Патер Шайнер не менее усердно и прилежно наблюдал и описывал поведение пятен, их превращения, изменения их формы400. Для него все это было фактом. Но фактом, свидетельствующим о том, что они не могут принадлежать Солнцу, что, как бы близка ни была к Солнцу сфера пятен, эта «оболочка» не имеет с Солнцем естественной связи. Тем более, что по мере удаления пятен от солнечного экватора изменяется и форма их траектории и длительность продвижения вдоль солнечного диска.
Суть возражения Галилея не сводится только к тому, что он оспаривает некоторые результаты наблюдений Шайнера. Основное преимущество Галилея — в его конструктивном воображении. Он исполняет за Шайнера его собственную работу и строит ту геометрическую модель движения «сферы пятен», которой удовлетворяют результаты Шайнера, впервые, собственно говоря, делая наблюдения Шайнера действительно доказательными.

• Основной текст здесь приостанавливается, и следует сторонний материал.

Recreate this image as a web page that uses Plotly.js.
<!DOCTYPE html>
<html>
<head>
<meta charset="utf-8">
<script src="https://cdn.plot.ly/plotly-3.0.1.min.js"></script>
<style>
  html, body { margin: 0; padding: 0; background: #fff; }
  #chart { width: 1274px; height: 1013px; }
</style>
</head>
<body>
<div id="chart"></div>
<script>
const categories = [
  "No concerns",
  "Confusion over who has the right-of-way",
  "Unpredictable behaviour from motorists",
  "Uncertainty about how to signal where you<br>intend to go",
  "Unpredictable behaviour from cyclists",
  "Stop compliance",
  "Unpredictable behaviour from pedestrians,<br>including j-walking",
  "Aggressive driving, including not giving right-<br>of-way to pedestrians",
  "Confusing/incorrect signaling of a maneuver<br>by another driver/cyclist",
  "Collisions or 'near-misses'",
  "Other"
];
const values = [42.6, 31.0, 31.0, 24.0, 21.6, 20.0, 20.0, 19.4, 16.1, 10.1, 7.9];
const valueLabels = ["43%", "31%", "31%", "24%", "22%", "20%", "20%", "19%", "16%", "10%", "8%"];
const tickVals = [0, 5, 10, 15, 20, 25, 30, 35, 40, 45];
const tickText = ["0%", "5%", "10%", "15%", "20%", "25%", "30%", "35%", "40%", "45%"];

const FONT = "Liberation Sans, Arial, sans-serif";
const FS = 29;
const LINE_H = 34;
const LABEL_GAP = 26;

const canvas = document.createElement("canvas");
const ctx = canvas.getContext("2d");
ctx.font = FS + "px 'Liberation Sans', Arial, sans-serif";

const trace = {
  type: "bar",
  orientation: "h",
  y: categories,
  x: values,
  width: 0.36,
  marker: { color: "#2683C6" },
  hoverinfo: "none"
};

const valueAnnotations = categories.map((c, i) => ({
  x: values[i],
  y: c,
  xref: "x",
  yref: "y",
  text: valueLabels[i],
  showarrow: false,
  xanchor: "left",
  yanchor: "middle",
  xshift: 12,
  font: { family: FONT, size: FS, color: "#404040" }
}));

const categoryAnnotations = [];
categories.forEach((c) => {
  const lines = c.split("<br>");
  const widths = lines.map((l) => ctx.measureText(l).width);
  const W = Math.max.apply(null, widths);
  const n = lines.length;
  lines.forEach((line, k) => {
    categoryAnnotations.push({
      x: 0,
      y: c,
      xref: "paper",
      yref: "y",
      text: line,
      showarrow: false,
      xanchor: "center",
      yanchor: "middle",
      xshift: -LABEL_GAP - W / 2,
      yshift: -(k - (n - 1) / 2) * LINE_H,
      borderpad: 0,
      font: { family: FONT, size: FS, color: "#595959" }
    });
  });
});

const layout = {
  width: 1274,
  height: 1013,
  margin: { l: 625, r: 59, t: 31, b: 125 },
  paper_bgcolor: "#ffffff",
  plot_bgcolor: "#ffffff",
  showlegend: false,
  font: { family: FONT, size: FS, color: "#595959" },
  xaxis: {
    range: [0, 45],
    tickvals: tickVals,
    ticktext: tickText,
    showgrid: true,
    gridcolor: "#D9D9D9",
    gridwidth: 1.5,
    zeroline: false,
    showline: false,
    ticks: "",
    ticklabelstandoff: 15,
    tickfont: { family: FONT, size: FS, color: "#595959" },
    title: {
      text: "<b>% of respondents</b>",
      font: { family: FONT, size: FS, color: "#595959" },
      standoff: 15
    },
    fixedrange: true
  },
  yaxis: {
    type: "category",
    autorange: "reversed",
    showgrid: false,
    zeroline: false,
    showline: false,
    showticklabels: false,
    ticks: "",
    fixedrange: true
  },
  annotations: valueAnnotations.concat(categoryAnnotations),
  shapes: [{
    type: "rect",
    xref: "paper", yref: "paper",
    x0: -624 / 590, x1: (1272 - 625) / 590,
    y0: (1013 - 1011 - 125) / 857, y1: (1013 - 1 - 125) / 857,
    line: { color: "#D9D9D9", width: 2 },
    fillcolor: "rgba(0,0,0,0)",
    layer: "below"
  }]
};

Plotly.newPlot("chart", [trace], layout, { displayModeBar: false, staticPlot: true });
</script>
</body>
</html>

Сам же Галилей с самого начала рассматривал солнечные пятна в качестве свидетельств вращения Солнца в полной аналогии с вращением Земли. Облака, переносимые правильным движением Земли и хаотическими движениями ветров, служили ему моделями солнечных пятен (I, 440).
Полного триумфа Галилей достиг, когда ему удалось разработать схему, в которой движения пятен во всем их, по видимости, случайном разнообразии укладывались в строго закономерное движение, превращавшееся просто в видимое движение Солнца. Сальвиати очень живо рассказывает о том, как Академику пришла мысль о прецессионном движении оси собственного вращения Солнца вокруг оси эклиптики и как он немедленно выводит все необходимо следующее из этого явления (I, 441—442).